Here, the agent strayed from his proper expert function in several ways. First, much of his testimony concerned material “well within the grasp of the average juror,” such as the fact that the task force had seized guns and ammunition from MS-13 members, and that MS-13 members had committed drug crimes and murders. The circuit noted that no expertise was required to understand any of those facts: lay testimony, arrest records, death certificates and “other competent evidence of these highly specific facts” was available and would readily have been understood by the jury.
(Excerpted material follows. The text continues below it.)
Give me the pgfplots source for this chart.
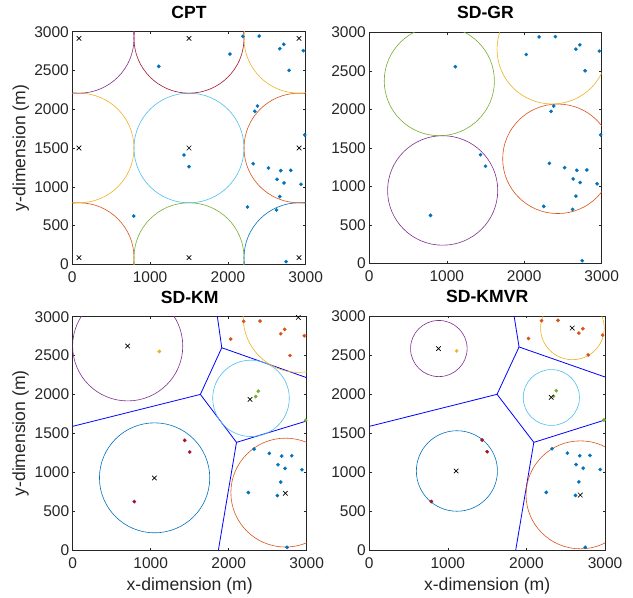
\documentclass[border=0pt]{standalone}
\usepackage{pgfplots}
\pgfplotsset{compat=1.18}
\usepackage{fontspec}
\setmainfont{Liberation Sans}
\definecolor{mblue}{rgb}{0,0.447,0.741}
\definecolor{morange}{rgb}{0.85,0.325,0.098}
\definecolor{myellow}{rgb}{0.929,0.694,0.125}
\definecolor{mpurple}{rgb}{0.494,0.184,0.556}
\definecolor{mgreen}{rgb}{0.466,0.674,0.188}
\definecolor{mcyan}{rgb}{0.301,0.745,0.933}
\definecolor{mred}{rgb}{0.635,0.078,0.184}
\definecolor{axgray}{rgb}{0.15,0.15,0.15}
\definecolor{vblue}{rgb}{0,0,1}
\pgfplotsset{
  mystyle/.style={
    scale only axis,
    xmin=0,xmax=3000,ymin=0,ymax=3000,
    xtick={0,1000,2000,3000}, ytick={0,500,1000,1500,2000,2500,3000},
    tick align=inside, major tick length=2.3bp,
    axis line style={axgray, line width=0.5bp},
    tick style={axgray, line width=0.5bp},
    ticklabel style={font=\fontsize{15.5bp}{16bp}\selectfont, text=axgray},
    xticklabel style={yshift=-4.3bp},
    /pgf/number format/assume math mode=true,
    /pgf/number format/1000 sep={},
    title style={at={(axis description cs:0.5,1)}, anchor=base, yshift=7.5bp,
      font=\bfseries\fontsize{17.6bp}{18bp}\selectfont},
    label style={font=\fontsize{17.6bp}{18bp}\selectfont, text=axgray},
    clip=true,
  },
  users/.style={only marks, mark=*, mark size=1.7bp, color=#1, mark options={solid, fill=#1, draw=#1, line width=0.3bp}},
  cross/.style={only marks, mark=x, mark size=3.2bp, color=black, mark options={solid, line width=0.7bp}},
  vor/.style={vblue, line width=0.8bp},
}
\newcommand{\circl}[4]{\draw[#4, line width=0.6bp] (axis cs:#1,#2) circle[radius=#3];}
\begin{document}
\begin{tikzpicture}
\useasboundingbox (0,0) rectangle (633bp,598bp);
% ---------------- CPT ----------------
\begin{axis}[mystyle, at={(72.3bp,333.7bp)}, anchor=south west, width=233.4bp, height=232.6bp,
  title={CPT}, ylabel={y-dimension (m)},
  ylabel style={at={(axis description cs:-0.221,0.5)}, anchor=center}]
\addplot[users=mblue] coordinates {(2192,2940) (2402,2944) (2026,2712) (1111,2553) (2667,2781) (2718,2837) (2970,2755) (2786,2501) (2380,2042) (2346,1973) (2987,1668) (1436,1410) (1500,1260) (2325,1298) (2521,1242) (2679,1208) (2808,1212) (2632,1096) (2722,1049) (2940,1032) (2667,873) (2252,739) (2624,700) (790,622) (2748,34)};
\circl{86}{86}{707}{morange}
\circl{86}{1500}{707}{myellow}
\circl{86}{2914}{707}{mpurple}
\circl{1500}{86}{707}{mgreen}
\circl{1500}{1500}{707}{mcyan}
\circl{1500}{2914}{707}{mred}
\circl{2914}{86}{707}{mblue}
\circl{2914}{1500}{707}{morange}
\circl{2914}{2914}{707}{myellow}
\addplot[cross] coordinates {(86,86) (86,1500) (86,2914) (1500,86) (1500,1500) (1500,2914) (2914,86) (2914,1500) (2914,2914)};
\end{axis}
% ---------------- SD-GR ----------------
\begin{axis}[mystyle, at={(369.3bp,334.7bp)}, anchor=south west, width=232.4bp, height=231bp,
  title={SD-GR}]
\addplot[users=mblue] coordinates {(2192,2940) (2402,2944) (2026,2712) (1111,2553) (2667,2781) (2718,2837) (2970,2755) (2786,2501) (2380,2042) (2346,1973) (2987,1668) (1436,1410) (1500,1260) (2325,1298) (2521,1242) (2679,1208) (2808,1212) (2632,1096) (2722,1049) (2940,1032) (2667,873) (2252,739) (2624,700) (790,622) (2748,34)};
\circl{2433}{1357}{711}{morange}
\circl{2360}{2780}{711}{myellow}
\circl{947}{946}{711}{mpurple}
\circl{904}{2368}{711}{mgreen}
\end{axis}
% ---------------- SD-KM ----------------
\begin{axis}[mystyle, at={(72.7bp,48bp)}, anchor=south west, width=234bp, height=233.3bp,
  title={SD-KM}, ylabel={y-dimension (m)}, xlabel={x-dimension (m)},
  ylabel style={at={(axis description cs:-0.2226,0.5)}, anchor=center},
  xlabel style={at={(axis description cs:0.5,-0.1745)}, anchor=base}]
\addplot[vor] coordinates {(0,1590) (1637,2001)};
\addplot[vor] coordinates {(1637,2001) (1911,2601)};
\addplot[vor] coordinates {(1855,3000) (1911,2601) (3000,2216)};
\addplot[vor] coordinates {(1637,2001) (2100,1384)};
\addplot[vor] coordinates {(3000,1659) (2100,1384) (1868,0)};
\addplot[users=morange] coordinates {(2192,2940) (2402,2944) (2026,2712) (2667,2781) (2718,2837) (2970,2755) (2786,2501)};
\addplot[users=myellow] coordinates {(1111,2553)};
\addplot[users=mgreen] coordinates {(2380,2042) (2346,1973) (2987,1668)};
\addplot[users=mred] coordinates {(1436,1410) (1500,1260) (790,622)};
\addplot[users=mblue] coordinates {(2325,1298) (2521,1242) (2679,1208) (2808,1212) (2632,1096) (2722,1049) (2940,1032) (2667,873) (2252,739) (2624,700) (2748,34)};
\circl{705}{2623}{706}{mpurple}
\circl{2286}{1950}{491}{mcyan}
\circl{1050}{928}{707}{mblue}
\circl{2728}{738}{700}{morange}
\circl{2893}{2991}{707}{myellow}
\addplot[cross] coordinates {(705,2623) (2274,1937) (1047,926) (2726,729) (2893,2991)};
\end{axis}
% ---------------- SD-KMVR ----------------
\begin{axis}[mystyle, at={(369.3bp,48bp)}, anchor=south west, width=235.7bp, height=234bp,
  title={SD-KMVR}, xlabel={x-dimension (m)},
  xlabel style={at={(axis description cs:0.5,-0.174)}, anchor=base}]
\addplot[vor] coordinates {(0,1585) (1626,1996)};
\addplot[vor] coordinates {(1626,1996) (1906,2603)};
\addplot[vor] coordinates {(1843,3000) (1906,2603) (3000,2218)};
\addplot[vor] coordinates {(1626,1996) (2094,1380)};
\addplot[vor] coordinates {(3000,1667) (2094,1380) (1864,0)};
\addplot[users=morange] coordinates {(2192,2940) (2402,2944) (2026,2712) (2667,2781) (2718,2837) (2970,2755) (2786,2501)};
\addplot[users=myellow] coordinates {(1111,2553)};
\addplot[users=mgreen] coordinates {(2380,2042) (2346,1973) (2987,1668)};
\addplot[users=mred] coordinates {(1436,1410) (1500,1260) (790,622)};
\addplot[users=mblue] coordinates {(2325,1298) (2521,1242) (2679,1208) (2808,1212) (2632,1096) (2722,1049) (2940,1032) (2667,873) (2252,739) (2624,700) (2748,34)};
\circl{885}{2583}{360}{mpurple}
\circl{2585}{2845}{405}{myellow}
\circl{2317}{1955}{358}{mcyan}
\circl{1115}{1013}{516}{mblue}
\circl{2687}{707}{692}{morange}
\addplot[cross] coordinates {(881,2581) (2583,2846) (2315,1957) (1106,1013) (2685,705)};
\end{axis}
\end{tikzpicture}
\end{document}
Similarly, the officer’s testimony about gang members’ travel patterns and the gang’s operations more generally, “went far beyond interpreting jargon or coded messages … or explaining organizational hierarchy.” The court was particularly concerned about the officer’s testimony that MS-13 had committed “between eighteen and twenty-three murders since 2000.”

The court also condemned the officer’s improper use of hearsay. While an expert can rely on certain types of hearsay, he “may not, however, simply transmit that hearsay to the jury.” Here, the officer identified hearsay as the source of much of his information, and “at least some of his testimony involved merely repeating information he had read or heard.” Thus, he was not acting as an expert, “but instead as a case agent.” For similar reasons, the testimony violated Crawford by communicating the testimonial statements of cooperating witnesses and confidential informants directly to the jury in the guise of an expert opinion.

Finally, the court concluded that the error was not harmless. The testimony was relevant to several contested issues, including whether the gang (1) was an enterprise, (2) affected commerce, (3) engaged in narcotics trafficking, and (4) engaged in acts of violence. The court accordingly vacated the convictions and remanded the case to the district court for a new trial.